Collected data:
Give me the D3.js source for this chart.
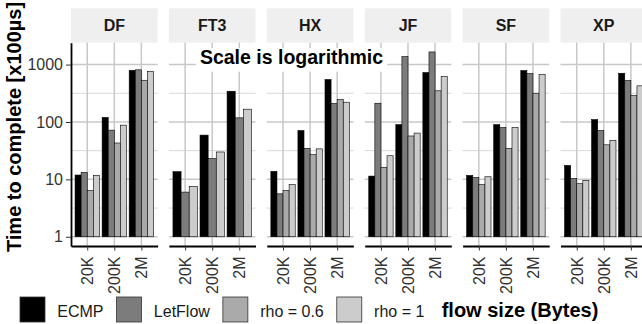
<!DOCTYPE html>
<html>
<head>
<meta charset="utf-8">
<script src="https://cdn.jsdelivr.net/npm/d3@7"></script>
<style>
  html, body { margin: 0; padding: 0; background: #fff; }
  svg { display: block; font-family: "Liberation Sans", Arial, Helvetica, sans-serif; }
</style>
</head>
<body>
<svg id="chart" width="642" height="324"></svg>
<script>
// Topologies (facets), flow sizes and load-balancing schemes
const topologies = ["DF", "FT3", "HX", "JF", "SF", "XP"];
const flowSizes = ["20K", "200K", "2M"];
const schemes = ["ECMP", "LetFlow", "rho = 0.6", "rho = 1"];
const schemeFills = ["#000000", "#7c7c7c", "#aaaaaa", "#cccccc"];

// Time to complete [x100µs], one row per topology, one value per flow size
const ecmpTimes = [
  [11.9, 120, 795],
  [13.6, 59, 343],
  [13.8, 71, 548],
  [11.4, 90, 726],
  [11.7, 90, 787],
  [17.5, 110, 706]
];
const letflowTimes = [
  [13.2, 72, 810],
  [6.0, 23, 118],
  [5.6, 34.6, 210],
  [212, 1377, 1660],
  [10.8, 80, 697],
  [10.4, 71, 527]
];
const rho06Times = [
  [6.4, 43, 533],
  [null, null, null],
  [6.4, 27, 246],
  [16.2, 57, 349],
  [8.1, 34.6, 317],
  [8.4, 40, 289]
];
const rho1Times = [
  [11.7, 88, 755],
  [7.5, 30, 167],
  [8.1, 34, 221],
  [25.8, 64, 618],
  [11.1, 80, 670],
  [9.6, 48, 426]
];
const yTickValues = [1, 10, 100, 1000];

const seriesTimes = [ecmpTimes, letflowTimes, rho06Times, rho1Times];

// Long-format records
const records = [];
topologies.forEach((t, ti) => {
  flowSizes.forEach((s, si) => {
    schemes.forEach((m, mi) => {
      const v = seriesTimes[mi][ti][si];
      if (v != null) records.push({ topo: t, size: s, scheme: m, value: v });
    });
  });
});

const svg = d3.select("#chart");
svg.append("rect").attr("width", 642).attr("height", 324).attr("fill", "#fff");

const stripTop = 8.3, panelTop = 42.7, panelBottom = 246;

const fx = d3.scaleBand().domain(topologies).range([71, 647.1])
  .paddingInner(0.1154).paddingOuter(0);
const bw = fx.bandwidth();

// Log y scale with 5% expansion of the data range (bars start at 1)
const maxV = d3.max(records, d => d.value);
const lo = 0, hi = Math.log10(maxV), ex = 0.05 * (hi - lo);
const y = d3.scaleLog().domain([Math.pow(10, lo - ex), Math.pow(10, hi + ex)])
  .range([panelBottom, panelTop]);
const [dMin, dMax] = y.domain();
const minorTicks = [-0.5, 0.5, 1.5, 2.5, 3.5].map(e => Math.pow(10, e))
  .filter(v => v >= dMin && v <= dMax);

const xp = d3.scalePoint().domain(flowSizes).range([0, bw]).padding(0.6);
const step = xp.step();

topologies.forEach((t, ti) => {
  const g = svg.append("g").attr("transform", `translate(${fx(t)},0)`);

  // strip
  g.append("rect").attr("x", 0).attr("y", stripTop).attr("width", bw)
    .attr("height", panelTop - stripTop).attr("fill", "#efefef");
  g.append("text").attr("x", bw / 2).attr("y", (stripTop + panelTop) / 2)
    .attr("text-anchor", "middle").attr("dominant-baseline", "central")
    .attr("font-size", 16).attr("font-weight", "bold").attr("fill", "#1a1a1a")
    .text(t);

  // grid
  g.selectAll(".minor").data(minorTicks).join("line")
    .attr("x1", 0).attr("x2", bw).attr("y1", d => y(d)).attr("y2", d => y(d))
    .attr("stroke", "#d4d4d4").attr("stroke-width", 0.9);
  g.selectAll(".major").data(yTickValues).join("line")
    .attr("x1", 0).attr("x2", bw).attr("y1", d => y(d)).attr("y2", d => y(d))
    .attr("stroke", "#c8c8c8").attr("stroke-width", 1.5);
  g.selectAll(".vgrid").data(flowSizes).join("line")
    .attr("x1", d => xp(d)).attr("x2", d => xp(d)).attr("y1", panelTop).attr("y2", panelBottom)
    .attr("stroke", "#c8c8c8").attr("stroke-width", 1.5);

  // bars, dodged among the schemes present in this panel
  const rows = records.filter(r => r.topo === t);
  const present = schemes.filter(m => rows.some(r => r.scheme === m));
  const dodge = d3.scaleBand().domain(present).range([-0.45 * step, 0.45 * step]).padding(0);
  g.selectAll(".bar").data(rows).join("rect")
    .attr("x", d => xp(d.size) + dodge(d.scheme))
    .attr("width", dodge.bandwidth())
    .attr("y", d => y(d.value))
    .attr("height", d => y(1) - y(d.value))
    .attr("fill", d => schemeFills[schemes.indexOf(d.scheme)])
    .attr("stroke", "#000").attr("stroke-width", 0.6);

  // x axis
  const ax = g.append("g").attr("transform", `translate(0,${panelBottom})`)
    .call(d3.axisBottom(xp).tickSize(4.5).tickSizeOuter(0).tickPadding(6));
  ax.select(".domain").attr("stroke", "#000").attr("stroke-width", 1.8);
  ax.selectAll(".tick line").attr("stroke", "#333").attr("stroke-width", 1);
  ax.selectAll(".tick text")
    .attr("font-size", 16).attr("fill", "#333").attr("font-family", null)
    .attr("text-anchor", "end").attr("dy", null)
    .attr("transform", "rotate(-90)")
    .attr("x", -10.5).attr("y", 0).attr("dominant-baseline", "central");
});

// y axis on the first panel
const ay = svg.append("g").attr("transform", `translate(${fx(topologies[0])},0)`)
  .call(d3.axisLeft(y).tickValues(yTickValues).tickFormat(d3.format("d"))
    .tickSize(5).tickSizeOuter(0).tickPadding(3));
ay.select(".domain").attr("stroke", "#000").attr("stroke-width", 1.8);
ay.selectAll(".tick line").attr("stroke", "#333").attr("stroke-width", 1);
ay.selectAll(".tick text").attr("font-size", 16).attr("fill", "#333").attr("font-family", null);

// axis titles
svg.append("text")
  .attr("transform", "translate(21,127) rotate(-90)")
  .attr("text-anchor", "middle").attr("font-size", 20).attr("font-weight", "bold")
  .text("Time to complete [x100µs]");

svg.append("text").attr("x", 441.7).attr("y", 317)
  .attr("font-size", 20).attr("font-weight", "bold")
  .text("flow size (Bytes)");

// legend
const legend = svg.append("g");
let lx = 20;
schemes.forEach((m, i) => {
  legend.append("rect").attr("x", lx).attr("y", 297).attr("width", 25).attr("height", 25)
    .attr("fill", schemeFills[i]).attr("stroke", "#333").attr("stroke-width", 0.8);
  const tx = legend.append("text").attr("x", lx + 37.3).attr("y", 316.7)
    .attr("font-size", 16).attr("fill", "#1a1a1a").text(m);
  lx += 37.3 + tx.node().getComputedTextLength() + 13;
});

// annotation label with white background
const note = svg.append("g");
const noteText = note.append("text").attr("x", 291.5).attr("y", 64)
  .attr("text-anchor", "middle").attr("font-size", 19.5).attr("font-weight", "bold")
  .text("Scale is logarithmic");
const bb = noteText.node().getBBox();
note.insert("rect", "text").attr("x", bb.x - 4).attr("y", 48)
  .attr("width", bb.width + 8).attr("height", 23.7).attr("fill", "#fff");
</script>
</body>
</html>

Prompt: Copy the material exactly. Do not include the pictures.

Solved problem:
Give me the D3.js source for this chart.
<!DOCTYPE html>
<html>
<head>
<meta charset="utf-8">
<script src="https://cdn.jsdelivr.net/npm/d3@7"></script>
<style>
  html, body { margin: 0; padding: 0; background: #fff; }
  svg { display: block; font-family: "Liberation Sans", Arial, Helvetica, sans-serif; }
</style>
</head>
<body>
<svg id="chart" width="642" height="324"></svg>
<script>
// Topologies (facets), flow sizes and load-balancing schemes
const topologies = ["DF", "FT3", "HX", "JF", "SF", "XP"];
const flowSizes = ["20K", "200K", "2M"];
const schemes = ["ECMP", "LetFlow", "rho = 0.6", "rho = 1"];
const schemeFills = ["#000000", "#7c7c7c", "#aaaaaa", "#cccccc"];

// Time to complete [x100µs], one row per topology, one value per flow size
const ecmpTimes = [
  [11.9, 120, 795],
  [13.6, 59, 343],
  [13.8, 71, 548],
  [11.4, 90, 726],
  [11.7, 90, 787],
  [17.5, 110, 706]
];
const letflowTimes = [
  [13.2, 72, 810],
  [6.0, 23, 118],
  [5.6, 34.6, 210],
  [212, 1377, 1660],
  [10.8, 80, 697],
  [10.4, 71, 527]
];
const rho06Times = [
  [6.4, 43, 533],
  [null, null, null],
  [6.4, 27, 246],
  [16.2, 57, 349],
  [8.1, 34.6, 317],
  [8.4, 40, 289]
];
const rho1Times = [
  [11.7, 88, 755],
  [7.5, 30, 167],
  [8.1, 34, 221],
  [25.8, 64, 618],
  [11.1, 80, 670],
  [9.6, 48, 426]
];
const yTickValues = [1, 10, 100, 1000];

const seriesTimes = [ecmpTimes, letflowTimes, rho06Times, rho1Times];

// Long-format records
const records = [];
topologies.forEach((t, ti) => {
  flowSizes.forEach((s, si) => {
    schemes.forEach((m, mi) => {
      const v = seriesTimes[mi][ti][si];
      if (v != null) records.push({ topo: t, size: s, scheme: m, value: v });
    });
  });
});

const svg = d3.select("#chart");
svg.append("rect").attr("width", 642).attr("height", 324).attr("fill", "#fff");

const stripTop = 8.3, panelTop = 42.7, panelBottom = 246;

const fx = d3.scaleBand().domain(topologies).range([71, 647.1])
  .paddingInner(0.1154).paddingOuter(0);
const bw = fx.bandwidth();

// Log y scale with 5% expansion of the data range (bars start at 1)
const maxV = d3.max(records, d => d.value);
const lo = 0, hi = Math.log10(maxV), ex = 0.05 * (hi - lo);
const y = d3.scaleLog().domain([Math.pow(10, lo - ex), Math.pow(10, hi + ex)])
  .range([panelBottom, panelTop]);
const [dMin, dMax] = y.domain();
const minorTicks = [-0.5, 0.5, 1.5, 2.5, 3.5].map(e => Math.pow(10, e))
  .filter(v => v >= dMin && v <= dMax);

const xp = d3.scalePoint().domain(flowSizes).range([0, bw]).padding(0.6);
const step = xp.step();

topologies.forEach((t, ti) => {
  const g = svg.append("g").attr("transform", `translate(${fx(t)},0)`);

  // strip
  g.append("rect").attr("x", 0).attr("y", stripTop).attr("width", bw)
    .attr("height", panelTop - stripTop).attr("fill", "#efefef");
  g.append("text").attr("x", bw / 2).attr("y", (stripTop + panelTop) / 2)
    .attr("text-anchor", "middle").attr("dominant-baseline", "central")
    .attr("font-size", 16).attr("font-weight", "bold").attr("fill", "#1a1a1a")
    .text(t);

  // grid
  g.selectAll(".minor").data(minorTicks).join("line")
    .attr("x1", 0).attr("x2", bw).attr("y1", d => y(d)).attr("y2", d => y(d))
    .attr("stroke", "#d4d4d4").attr("stroke-width", 0.9);
  g.selectAll(".major").data(yTickValues).join("line")
    .attr("x1", 0).attr("x2", bw).attr("y1", d => y(d)).attr("y2", d => y(d))
    .attr("stroke", "#c8c8c8").attr("stroke-width", 1.5);
  g.selectAll(".vgrid").data(flowSizes).join("line")
    .attr("x1", d => xp(d)).attr("x2", d => xp(d)).attr("y1", panelTop).attr("y2", panelBottom)
    .attr("stroke", "#c8c8c8").attr("stroke-width", 1.5);

  // bars, dodged among the schemes present in this panel
  const rows = records.filter(r => r.topo === t);
  const present = schemes.filter(m => rows.some(r => r.scheme === m));
  const dodge = d3.scaleBand().domain(present).range([-0.45 * step, 0.45 * step]).padding(0);
  g.selectAll(".bar").data(rows).join("rect")
    .attr("x", d => xp(d.size) + dodge(d.scheme))
    .attr("width", dodge.bandwidth())
    .attr("y", d => y(d.value))
    .attr("height", d => y(1) - y(d.value))
    .attr("fill", d => schemeFills[schemes.indexOf(d.scheme)])
    .attr("stroke", "#000").attr("stroke-width", 0.6);

  // x axis
  const ax = g.append("g").attr("transform", `translate(0,${panelBottom})`)
    .call(d3.axisBottom(xp).tickSize(4.5).tickSizeOuter(0).tickPadding(6));
  ax.select(".domain").attr("stroke", "#000").attr("stroke-width", 1.8);
  ax.selectAll(".tick line").attr("stroke", "#333").attr("stroke-width", 1);
  ax.selectAll(".tick text")
    .attr("font-size", 16).attr("fill", "#333").attr("font-family", null)
    .attr("text-anchor", "end").attr("dy", null)
    .attr("transform", "rotate(-90)")
    .attr("x", -10.5).attr("y", 0).attr("dominant-baseline", "central");
});

// y axis on the first panel
const ay = svg.append("g").attr("transform", `translate(${fx(topologies[0])},0)`)
  .call(d3.axisLeft(y).tickValues(yTickValues).tickFormat(d3.format("d"))
    .tickSize(5).tickSizeOuter(0).tickPadding(3));
ay.select(".domain").attr("stroke", "#000").attr("stroke-width", 1.8);
ay.selectAll(".tick line").attr("stroke", "#333").attr("stroke-width", 1);
ay.selectAll(".tick text").attr("font-size", 16).attr("fill", "#333").attr("font-family", null);

// axis titles
svg.append("text")
  .attr("transform", "translate(21,127) rotate(-90)")
  .attr("text-anchor", "middle").attr("font-size", 20).attr("font-weight", "bold")
  .text("Time to complete [x100µs]");

svg.append("text").attr("x", 441.7).attr("y", 317)
  .attr("font-size", 20).attr("font-weight", "bold")
  .text("flow size (Bytes)");

// legend
const legend = svg.append("g");
let lx = 20;
schemes.forEach((m, i) => {
  legend.append("rect").attr("x", lx).attr("y", 297).attr("width", 25).attr("height", 25)
    .attr("fill", schemeFills[i]).attr("stroke", "#333").attr("stroke-width", 0.8);
  const tx = legend.append("text").attr("x", lx + 37.3).attr("y", 316.7)
    .attr("font-size", 16).attr("fill", "#1a1a1a").text(m);
  lx += 37.3 + tx.node().getComputedTextLength() + 13;
});

// annotation label with white background
const note = svg.append("g");
const noteText = note.append("text").attr("x", 291.5).attr("y", 64)
  .attr("text-anchor", "middle").attr("font-size", 19.5).attr("font-weight", "bold")
  .text("Scale is logarithmic");
const bb = noteText.node().getBBox();
note.insert("rect", "text").attr("x", bb.x - 4).attr("y", 48)
  .attr("width", bb.width + 8).attr("height", 23.7).attr("fill", "#fff");
</script>
</body>
</html>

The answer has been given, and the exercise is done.